Thanks to Matt, we have chosen to tell a story that's not just about the gungho, thrill-seeking war reporter... but also one exploring the cost of the fierce pursuit of a story on someone's mental health.
ACTRESS ROSAMUND PIKE, on A Private War and documentary film-maker Matthew Heineman
A Private War takes an unconventional approach to its subject in part because it was steered by Matthew Heineman, a documentary film-maker directing his first narrative feature. The 35-year-old is better known for documentaries such as Cartel Land (2015) - his Oscarnominated film about the Mexican drug cartels - and this background shows, says Pike.
"Thanks to Matt, we have chosen to tell a story that's not just about the gungho, thrill-seeking war reporter, which might have been the substance of a film of yore, but also one exploring the cost of the fierce pursuit of a story on someone's mental health - someone who prioritises giving voice to the voiceless over her own health, sanity and well-being."
Heineman approached the story as he would a documentary in some ways, even casting real Syrian refugees in scenes where they tearfully recount their experiences to Pike.
"I really didn't want to make this a biopic.
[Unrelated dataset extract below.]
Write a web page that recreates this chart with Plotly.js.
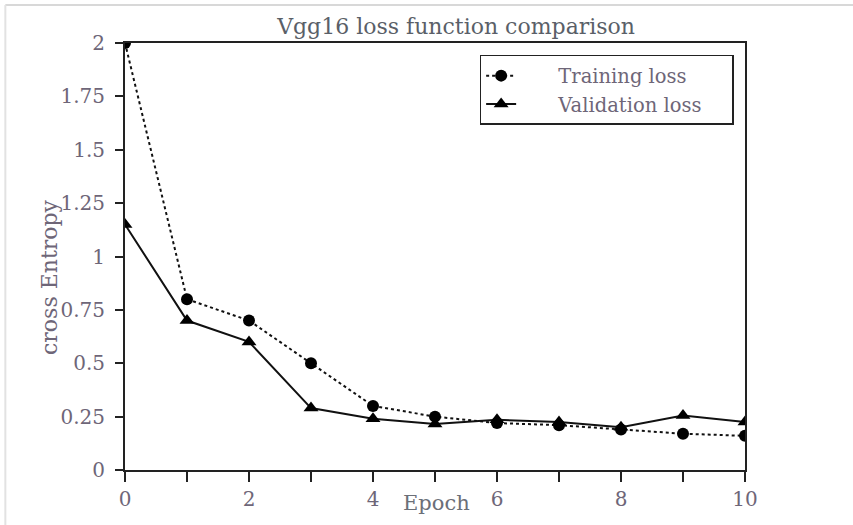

I wanted to make it more of a psychological thriller, to try and understand that psychology of what pushes a person to do this, but also what that does to him," he says.
The film-maker, whose acclaimed documentary City Of Ghosts (2017) is about citizen journalists taking on the terrorist group ISIS, identifies personally with this mentality.
"I've been in conflict zones and shootouts and torture chambers, so I've felt that same draw to want to cover these stories. But there's also that bizarre thing of having the privilege to come home the next day and go to a party in New York City and what that does to you to have those thoughts stay with you."
But you do not need to go to war zones to relate to Colvin's desire to lose herself in her work, Pike says.
"A lot of actors share the feeling that to delve into a character - to dive into an intense meditation on someone else's life - is an escape from yourself, which is a happy relief.
"I think Marie felt something similar in the deep empathy she had with civilians the world over. She felt a kind of break from her own life because her home life was chaotic.
"And there's something to be said for when the stakes are clear and life is reduced to simplicity in a war zone: Your mission is clear and you feel like you're doing something worthwhile."
• A Private War is showing in cinemas.